Leaked reports also published by the Guardian and confirmed by the Administration reveal that the NSA is also abusing a controversial section of the PATRIOT Act to collect the call records of millions of Verizon customers. The data collected by the NSA includes every call made, the time of the call, the duration of the call, and other "identifying information" for millions of Verizon customers, including entirely domestic calls, regardless of whether those customers have ever been suspected of a crime. The Wall Street Journal has reported that other major carriers, including AT&T and Sprint, are subject to similar secret orders.

This type of blanket data collection by the government strikes at bedrock American values of freedom and privacy. This dragnet surveillance violates the First and Fourth Amendments of the U.S. Constitution, which protect citizens' right to speak and associate anonymously and guard against unreasonable searches and seizures that protect their right to privacy.

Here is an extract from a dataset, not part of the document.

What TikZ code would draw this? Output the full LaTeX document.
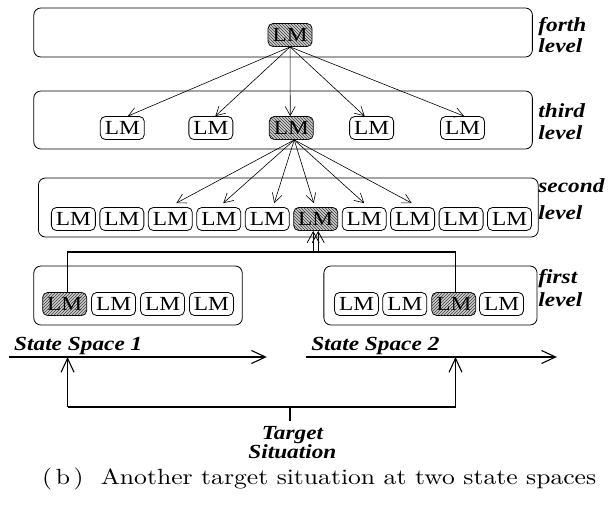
\documentclass[tikz,border=0pt]{standalone}
\usepackage{fontspec}
\newfontfamily\timesfont[FakeStretch=1.165]{Liberation Serif}
\newfontfamily\capfont[FakeStretch=1.165]{lmroman10-regular.otf}
\usetikzlibrary{arrows.meta,patterns}

\tikzset{
  lm/.style={draw, rounded corners=5pt, minimum width=44pt, minimum height=23pt,
    inner sep=0pt, line width=0.8pt, font=\timesfont\fontsize{20}{20}\selectfont},
  hatchnw/.style={fill=gray!40, postaction={pattern=north west lines, pattern color=black!75}},
  hatchne/.style={fill=gray!40, postaction={pattern=north east lines, pattern color=black!75}},
  levelbox/.style={draw, rounded corners=7pt, line width=0.8pt, inner sep=0pt},
  lvltext/.style={anchor=base west, inner sep=0pt,
    font=\timesfont\bfseries\itshape\fontsize{20}{21}\selectfont},
  thin arrow/.style={line width=0.6pt, -{Straight Barb[length=9pt,width=10pt]}},
  join arrow/.style={line width=0.8pt, -{Straight Barb[length=11pt,width=12pt]}},
  thick link/.style={line width=1.5pt},
  big arrow/.style={line width=1.3pt, -{Straight Barb[length=14pt,width=13pt,line width=1.1pt]}},
}

\begin{document}
\begin{tikzpicture}[x=1.165pt,y=-1pt]
\useasboundingbox (0,0) rectangle (522.75,507);

% level frames
\node[levelbox, minimum width=498.6pt, minimum height=49pt] (b4) at (243,32.5) {};
\node[levelbox, minimum width=498.6pt, minimum height=58pt] (b3) at (243,120) {};
\node[levelbox, minimum width=499.8pt, minimum height=59pt] (b2) at (247.5,207.5) {};
\node[levelbox, minimum width=208.5pt, minimum height=59pt] (b1a) at (118.5,295.5) {};
\node[levelbox, minimum width=213.2pt, minimum height=59pt] (b1b) at (369.5,295.5) {};

% level names
\node[lvltext] (n4a) at (462,31) {forth};
\node[lvltext] (n4b) at (462,52) {level};
\node[lvltext] (n3a) at (462,117) {third};
\node[lvltext] (n3b) at (462,139) {level};
\node[lvltext] (n2a) at (462,192) {second};
\node[lvltext] (n2b) at (462,219) {level};
\node[lvltext] (n1a) at (462,283) {first};
\node[lvltext] (n1b) at (462,306) {level};

% forth level
\node[lm, hatchnw] (f) at (249,35) {LM};

% third level
\node[lm] (t1) at (105,128) {LM};
\node[lm] (t2) at (181,128) {LM};
\node[lm, hatchnw] (t3) at (250,128) {LM};
\node[lm] (t4) at (319,128) {LM};
\node[lm] (t5) at (397,128) {LM};

% second level
\foreach \i/\x in {1/63,2/104.6,3/146.2,4/187.8,5/229.4,7/312.6,8/354.2,9/395.8,10/437.4}
  \node[lm] (s\i) at (\x,219) {LM};
\node[lm, hatchnw] (s6) at (271,219) {LM};

% first level, state space 1
\node[lm, hatchne] (l1) at (55.5,304) {LM};
\node[lm] (l2) at (97.5,304) {LM};
\node[lm] (l3) at (139.5,304) {LM};
\node[lm] (l4) at (181.5,304) {LM};

% first level, state space 2
\node[lm] (r1) at (306,304) {LM};
\node[lm] (r2) at (347.5,304) {LM};
\node[lm, hatchne] (r3) at (389.5,304) {LM};
\node[lm] (r4) at (430.5,304) {LM};

% forth -> third
\foreach \t/\dx in {t1/5.5,t2/4.5,t3/-1,t4/-7,t5/1.5}
  \draw[thin arrow] (f.south) -- ([xshift=\dx pt]\t.north);

% third -> second
\foreach \s/\dx in {s3/6,s4/4.5,s5/7,s6/-2,s7/0,s8/-1}
  \draw[thin arrow] ([xshift=3pt]t3.south) -- ([xshift=\dx pt, yshift=4pt]\s.north);

% first -> second (joined)
\coordinate (j) at (271,252);
\draw[thick link] ([xshift=3pt]l1.north) |- (j);
\draw[thick link] ([xshift=1.5pt]r3.north) |- (j);
\draw[join arrow] ([xshift=-2.5pt]j) -- ([xshift=-2.5pt]s6.south);
\draw[join arrow] ([xshift=2.5pt]j) -- ([xshift=2.5pt]s6.south);

% state space axes
\coordinate (a1s) at (8,357);
\coordinate (a1e) at (229,357);
\coordinate (a2s) at (263,357);
\coordinate (a2e) at (478,357);
\draw[big arrow] (a1s) -- (a1e);
\draw[big arrow] (a2s) -- (a2e);
\node[lvltext] (ss1) at (12,350) {State Space 1};
\node[lvltext] (ss2) at (267,350) {State Space 2};

% target situation
\coordinate (p1) at (58,357);
\coordinate (p2) at (391,357);
\coordinate (q1) at (58,407);
\coordinate (q2) at (391,407);
\coordinate (tc) at (249,407);
\coordinate (td) at (249,421);
\draw[big arrow] (q1) -- (p1);
\draw[big arrow] (q2) -- (p2);
\draw[thick link, line width=1.3pt] (q1) -- (q2);
\draw[thick link, line width=1.3pt] (tc) -- (td);
\node[anchor=north, inner sep=0pt, align=center,
  font=\timesfont\bfseries\itshape\fontsize{20}{17}\selectfont] (ts) at (251,426) {Target\\Situation};

% caption
\node[anchor=base, inner sep=0pt, font=\capfont\fontsize{22}{24}\selectfont] (cap) at (274,484)
  {(\,b\,)\ \ Another target situation at two state spaces};
\end{tikzpicture}
\end{document}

We are calling on Congress to take immediate action to halt this surveillance and provide a full public accounting of the NSA's and the FBI's data collection programs. We call on Congress to immediately and publicly:

1. Enact reform this Congress to Section 215 of the USA PATRIOT Act, the state secrets privilege, and the FISA Amendments Act to make clear that blanket surveillance of the Internet activity and phone records of any person residing in the U.S. is prohibited by law and that violations can be reviewed in adversarial proceedings before a public court;

2. Create a special committee to investigate, report, and reveal to the public the extent of this domestic spying. This committee should create specific recommendations for legal and regulatory reform to end unconstitutional surveillance;

3. Hold accountable those public officials who are found to be responsible for this unconstitutional surveillance.

Thank you for your attention to this matter.